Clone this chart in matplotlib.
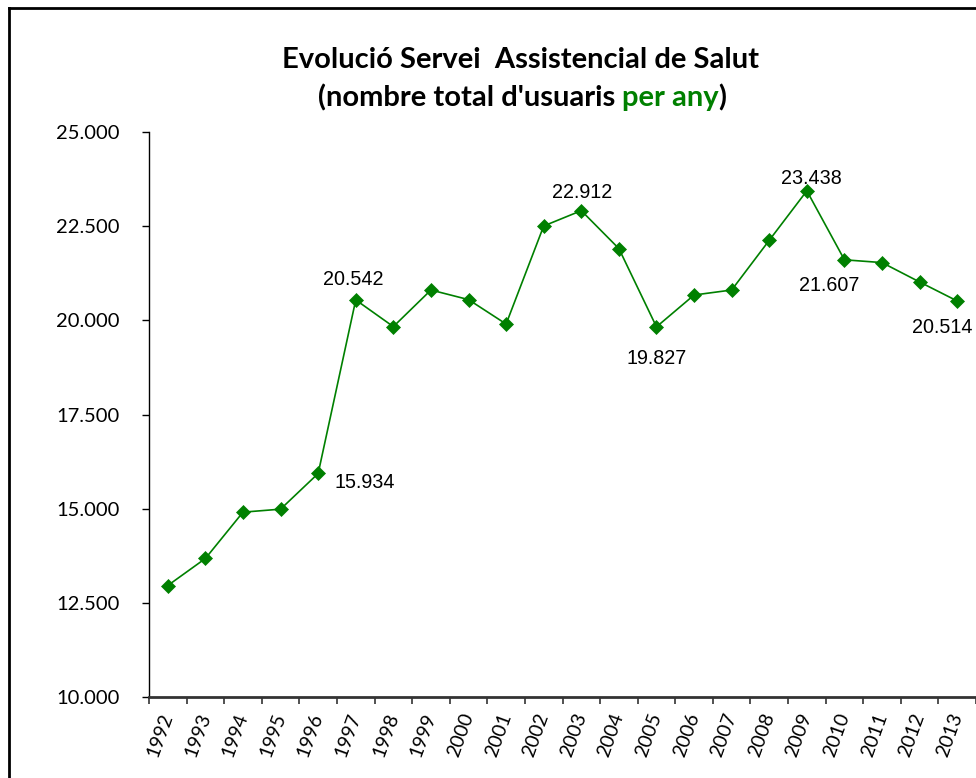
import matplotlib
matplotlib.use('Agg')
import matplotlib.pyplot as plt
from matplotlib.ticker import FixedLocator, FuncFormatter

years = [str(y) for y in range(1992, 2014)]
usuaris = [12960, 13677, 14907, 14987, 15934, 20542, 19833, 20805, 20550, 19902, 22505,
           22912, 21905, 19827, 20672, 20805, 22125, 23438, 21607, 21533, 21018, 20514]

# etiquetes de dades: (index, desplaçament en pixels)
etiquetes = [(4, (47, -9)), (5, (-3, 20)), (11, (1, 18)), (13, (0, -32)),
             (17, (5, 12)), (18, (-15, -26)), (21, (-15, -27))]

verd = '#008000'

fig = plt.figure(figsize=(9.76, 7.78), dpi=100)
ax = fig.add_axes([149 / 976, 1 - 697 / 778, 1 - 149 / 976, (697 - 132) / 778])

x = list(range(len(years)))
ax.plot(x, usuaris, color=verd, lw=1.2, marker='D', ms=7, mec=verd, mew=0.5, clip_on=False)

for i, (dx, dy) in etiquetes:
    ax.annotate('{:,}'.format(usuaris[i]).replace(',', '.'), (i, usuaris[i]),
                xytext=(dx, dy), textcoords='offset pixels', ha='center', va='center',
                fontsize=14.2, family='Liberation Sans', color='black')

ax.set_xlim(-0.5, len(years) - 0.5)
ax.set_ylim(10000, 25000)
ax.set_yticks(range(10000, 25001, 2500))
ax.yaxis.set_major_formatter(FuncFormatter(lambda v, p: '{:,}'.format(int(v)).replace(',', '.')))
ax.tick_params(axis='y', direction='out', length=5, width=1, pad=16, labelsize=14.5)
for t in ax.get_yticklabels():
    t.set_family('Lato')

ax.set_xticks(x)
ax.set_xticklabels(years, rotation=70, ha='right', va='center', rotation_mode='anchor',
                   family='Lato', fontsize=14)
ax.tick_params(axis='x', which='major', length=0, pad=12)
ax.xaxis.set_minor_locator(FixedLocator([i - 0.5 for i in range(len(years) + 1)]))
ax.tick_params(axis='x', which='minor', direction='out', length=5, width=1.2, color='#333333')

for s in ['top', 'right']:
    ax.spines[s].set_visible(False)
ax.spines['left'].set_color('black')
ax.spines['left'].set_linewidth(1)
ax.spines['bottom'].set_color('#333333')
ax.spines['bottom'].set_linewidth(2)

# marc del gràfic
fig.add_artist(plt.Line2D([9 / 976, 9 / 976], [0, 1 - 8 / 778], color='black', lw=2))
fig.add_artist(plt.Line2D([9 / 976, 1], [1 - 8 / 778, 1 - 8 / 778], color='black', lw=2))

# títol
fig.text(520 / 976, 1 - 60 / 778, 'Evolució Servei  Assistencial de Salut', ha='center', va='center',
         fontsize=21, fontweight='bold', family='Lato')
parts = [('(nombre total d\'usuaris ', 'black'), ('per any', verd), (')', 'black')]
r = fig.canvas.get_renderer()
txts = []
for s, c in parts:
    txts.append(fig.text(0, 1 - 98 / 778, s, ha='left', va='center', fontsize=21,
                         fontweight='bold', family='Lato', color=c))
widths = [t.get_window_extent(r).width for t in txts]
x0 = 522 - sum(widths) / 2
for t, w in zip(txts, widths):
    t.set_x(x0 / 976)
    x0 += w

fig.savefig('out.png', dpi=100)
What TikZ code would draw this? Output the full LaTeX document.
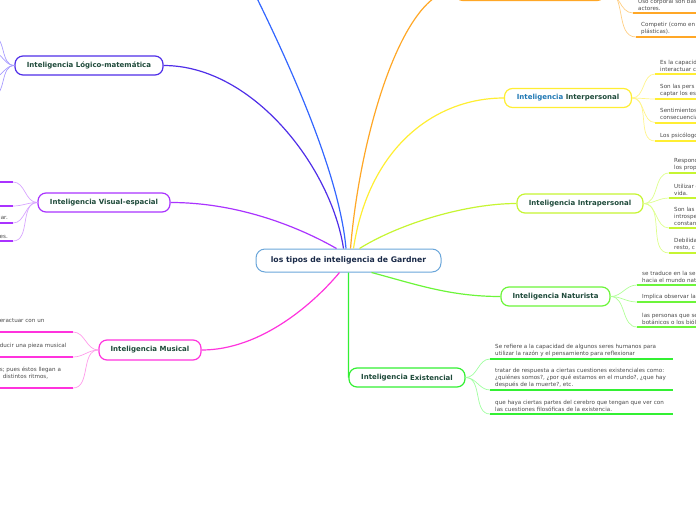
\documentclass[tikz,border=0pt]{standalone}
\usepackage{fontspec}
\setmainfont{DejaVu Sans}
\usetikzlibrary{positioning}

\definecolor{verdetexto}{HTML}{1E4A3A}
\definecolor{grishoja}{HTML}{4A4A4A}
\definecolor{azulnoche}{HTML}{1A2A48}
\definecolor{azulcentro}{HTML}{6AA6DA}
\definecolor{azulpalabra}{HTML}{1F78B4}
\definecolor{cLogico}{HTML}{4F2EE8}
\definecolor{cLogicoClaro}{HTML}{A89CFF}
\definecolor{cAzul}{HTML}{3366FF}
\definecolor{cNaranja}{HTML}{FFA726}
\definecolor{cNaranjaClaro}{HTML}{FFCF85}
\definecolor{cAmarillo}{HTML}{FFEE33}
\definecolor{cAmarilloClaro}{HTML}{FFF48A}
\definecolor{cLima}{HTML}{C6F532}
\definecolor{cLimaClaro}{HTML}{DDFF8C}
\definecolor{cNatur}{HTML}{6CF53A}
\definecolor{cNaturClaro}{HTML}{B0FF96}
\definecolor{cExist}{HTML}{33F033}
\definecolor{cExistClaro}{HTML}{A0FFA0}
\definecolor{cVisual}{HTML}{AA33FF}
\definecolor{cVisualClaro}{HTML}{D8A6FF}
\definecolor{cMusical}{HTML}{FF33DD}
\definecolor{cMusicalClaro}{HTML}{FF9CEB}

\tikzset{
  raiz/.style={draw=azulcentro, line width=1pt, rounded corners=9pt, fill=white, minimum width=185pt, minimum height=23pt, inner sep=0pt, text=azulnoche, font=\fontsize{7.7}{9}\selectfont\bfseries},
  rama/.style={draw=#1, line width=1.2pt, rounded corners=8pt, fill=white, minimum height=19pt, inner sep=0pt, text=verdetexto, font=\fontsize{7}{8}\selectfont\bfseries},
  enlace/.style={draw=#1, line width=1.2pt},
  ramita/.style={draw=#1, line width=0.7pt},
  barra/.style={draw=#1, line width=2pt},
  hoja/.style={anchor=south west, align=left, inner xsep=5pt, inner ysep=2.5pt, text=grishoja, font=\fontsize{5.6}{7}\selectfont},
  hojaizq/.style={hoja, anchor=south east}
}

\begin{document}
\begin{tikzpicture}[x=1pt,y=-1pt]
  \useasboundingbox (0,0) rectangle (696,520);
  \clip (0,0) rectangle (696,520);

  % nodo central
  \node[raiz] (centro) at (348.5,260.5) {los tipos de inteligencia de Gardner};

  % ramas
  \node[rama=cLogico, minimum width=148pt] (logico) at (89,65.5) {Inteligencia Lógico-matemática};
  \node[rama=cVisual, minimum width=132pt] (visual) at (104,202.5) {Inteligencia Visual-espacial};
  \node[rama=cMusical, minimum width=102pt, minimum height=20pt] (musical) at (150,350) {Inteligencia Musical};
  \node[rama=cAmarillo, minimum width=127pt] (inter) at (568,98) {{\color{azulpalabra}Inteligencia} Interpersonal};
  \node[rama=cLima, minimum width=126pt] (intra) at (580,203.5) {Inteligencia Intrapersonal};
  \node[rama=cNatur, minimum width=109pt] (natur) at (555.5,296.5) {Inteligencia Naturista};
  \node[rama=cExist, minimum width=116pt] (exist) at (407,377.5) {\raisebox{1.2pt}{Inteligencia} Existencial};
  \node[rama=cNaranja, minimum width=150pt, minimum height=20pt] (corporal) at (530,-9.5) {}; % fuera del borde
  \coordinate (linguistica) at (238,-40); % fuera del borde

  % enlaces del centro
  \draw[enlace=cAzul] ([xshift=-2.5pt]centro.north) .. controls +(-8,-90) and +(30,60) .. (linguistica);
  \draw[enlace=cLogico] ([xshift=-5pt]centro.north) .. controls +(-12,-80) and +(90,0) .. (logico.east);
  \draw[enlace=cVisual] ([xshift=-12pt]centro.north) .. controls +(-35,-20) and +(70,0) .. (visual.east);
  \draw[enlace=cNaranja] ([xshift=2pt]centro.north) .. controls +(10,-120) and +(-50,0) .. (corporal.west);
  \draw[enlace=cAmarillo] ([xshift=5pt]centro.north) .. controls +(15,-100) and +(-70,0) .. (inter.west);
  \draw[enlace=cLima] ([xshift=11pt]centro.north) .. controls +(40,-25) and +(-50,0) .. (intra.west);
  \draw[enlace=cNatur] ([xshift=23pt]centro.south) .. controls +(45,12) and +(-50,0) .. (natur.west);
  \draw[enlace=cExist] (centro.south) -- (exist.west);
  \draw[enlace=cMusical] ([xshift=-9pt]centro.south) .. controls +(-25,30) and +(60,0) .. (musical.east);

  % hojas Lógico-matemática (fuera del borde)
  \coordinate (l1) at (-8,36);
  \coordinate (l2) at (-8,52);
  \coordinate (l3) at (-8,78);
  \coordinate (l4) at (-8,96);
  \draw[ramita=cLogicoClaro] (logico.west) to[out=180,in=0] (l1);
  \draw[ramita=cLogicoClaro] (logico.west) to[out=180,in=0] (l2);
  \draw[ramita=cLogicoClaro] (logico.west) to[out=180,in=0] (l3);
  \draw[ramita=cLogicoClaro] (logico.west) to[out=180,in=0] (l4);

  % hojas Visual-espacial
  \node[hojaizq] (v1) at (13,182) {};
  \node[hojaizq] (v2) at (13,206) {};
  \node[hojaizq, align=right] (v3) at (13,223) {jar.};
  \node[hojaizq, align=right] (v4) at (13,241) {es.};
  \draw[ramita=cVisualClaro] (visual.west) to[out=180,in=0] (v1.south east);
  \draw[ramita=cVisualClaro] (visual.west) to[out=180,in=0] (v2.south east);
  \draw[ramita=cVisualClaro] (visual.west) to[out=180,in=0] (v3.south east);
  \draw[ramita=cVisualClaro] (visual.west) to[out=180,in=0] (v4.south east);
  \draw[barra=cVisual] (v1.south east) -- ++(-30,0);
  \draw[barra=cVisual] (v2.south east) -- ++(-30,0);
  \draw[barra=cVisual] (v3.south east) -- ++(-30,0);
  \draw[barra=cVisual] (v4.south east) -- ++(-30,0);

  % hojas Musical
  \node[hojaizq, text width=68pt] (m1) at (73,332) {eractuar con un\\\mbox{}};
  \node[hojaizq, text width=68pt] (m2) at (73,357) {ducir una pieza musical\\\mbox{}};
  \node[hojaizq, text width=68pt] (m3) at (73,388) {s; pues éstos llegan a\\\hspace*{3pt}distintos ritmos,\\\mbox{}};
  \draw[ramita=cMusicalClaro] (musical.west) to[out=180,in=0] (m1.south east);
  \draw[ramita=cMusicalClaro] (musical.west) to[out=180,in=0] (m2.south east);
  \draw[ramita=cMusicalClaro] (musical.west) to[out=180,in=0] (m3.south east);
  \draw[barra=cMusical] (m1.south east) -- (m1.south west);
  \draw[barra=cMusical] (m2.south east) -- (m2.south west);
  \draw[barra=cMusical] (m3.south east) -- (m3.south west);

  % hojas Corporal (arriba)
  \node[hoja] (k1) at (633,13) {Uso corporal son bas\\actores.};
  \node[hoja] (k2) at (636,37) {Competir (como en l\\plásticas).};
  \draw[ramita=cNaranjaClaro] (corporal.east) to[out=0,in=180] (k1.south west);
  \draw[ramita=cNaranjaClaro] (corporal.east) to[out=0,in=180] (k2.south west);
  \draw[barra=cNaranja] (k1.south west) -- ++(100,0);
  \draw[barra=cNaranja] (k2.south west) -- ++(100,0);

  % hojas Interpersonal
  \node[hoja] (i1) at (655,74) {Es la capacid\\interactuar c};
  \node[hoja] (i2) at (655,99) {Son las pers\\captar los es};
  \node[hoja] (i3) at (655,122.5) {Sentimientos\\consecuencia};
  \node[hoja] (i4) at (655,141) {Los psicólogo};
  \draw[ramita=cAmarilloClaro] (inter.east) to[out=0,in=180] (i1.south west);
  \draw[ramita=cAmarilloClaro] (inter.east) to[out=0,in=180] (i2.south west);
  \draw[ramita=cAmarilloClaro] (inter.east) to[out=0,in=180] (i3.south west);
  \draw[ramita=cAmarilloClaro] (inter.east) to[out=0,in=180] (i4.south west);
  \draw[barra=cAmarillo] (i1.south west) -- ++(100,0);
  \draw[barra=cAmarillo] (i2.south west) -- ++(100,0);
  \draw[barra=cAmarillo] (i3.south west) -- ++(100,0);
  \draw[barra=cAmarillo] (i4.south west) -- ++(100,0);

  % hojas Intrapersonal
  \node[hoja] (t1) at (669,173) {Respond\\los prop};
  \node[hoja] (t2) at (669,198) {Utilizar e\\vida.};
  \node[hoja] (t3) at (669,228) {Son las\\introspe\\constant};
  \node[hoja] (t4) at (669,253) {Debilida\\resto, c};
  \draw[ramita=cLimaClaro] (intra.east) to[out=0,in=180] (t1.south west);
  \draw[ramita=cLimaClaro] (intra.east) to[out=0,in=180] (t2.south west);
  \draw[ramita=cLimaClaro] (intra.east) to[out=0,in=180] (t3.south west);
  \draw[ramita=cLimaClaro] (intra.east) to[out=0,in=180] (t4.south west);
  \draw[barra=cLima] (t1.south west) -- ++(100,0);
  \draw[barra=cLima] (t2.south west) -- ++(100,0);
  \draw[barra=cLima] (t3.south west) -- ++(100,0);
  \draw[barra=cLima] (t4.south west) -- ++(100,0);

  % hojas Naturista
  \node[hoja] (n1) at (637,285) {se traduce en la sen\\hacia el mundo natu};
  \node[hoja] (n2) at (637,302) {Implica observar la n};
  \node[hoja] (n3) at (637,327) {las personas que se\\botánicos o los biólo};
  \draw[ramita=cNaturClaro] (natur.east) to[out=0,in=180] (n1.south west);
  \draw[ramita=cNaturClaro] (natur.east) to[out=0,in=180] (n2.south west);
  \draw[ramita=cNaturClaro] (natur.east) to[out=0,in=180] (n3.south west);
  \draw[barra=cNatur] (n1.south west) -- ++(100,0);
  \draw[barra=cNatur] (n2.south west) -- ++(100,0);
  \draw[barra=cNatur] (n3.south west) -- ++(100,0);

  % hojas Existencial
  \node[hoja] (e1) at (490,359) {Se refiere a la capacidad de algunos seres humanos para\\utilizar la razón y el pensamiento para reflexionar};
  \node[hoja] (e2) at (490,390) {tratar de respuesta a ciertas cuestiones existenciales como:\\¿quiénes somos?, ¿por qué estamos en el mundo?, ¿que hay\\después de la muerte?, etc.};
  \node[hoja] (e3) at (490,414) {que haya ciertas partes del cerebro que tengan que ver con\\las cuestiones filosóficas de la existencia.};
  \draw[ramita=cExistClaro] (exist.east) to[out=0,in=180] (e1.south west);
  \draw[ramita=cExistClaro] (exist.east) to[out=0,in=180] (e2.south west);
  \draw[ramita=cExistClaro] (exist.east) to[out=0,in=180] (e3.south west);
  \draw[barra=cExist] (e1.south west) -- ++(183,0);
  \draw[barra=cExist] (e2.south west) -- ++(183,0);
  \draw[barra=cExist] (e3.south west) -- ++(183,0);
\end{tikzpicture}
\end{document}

_____

- [EXERCISE GOAL]:
Determine how many lines include the string "this". Give no answer but the number.

- [THE COMPLETED TASK]:
2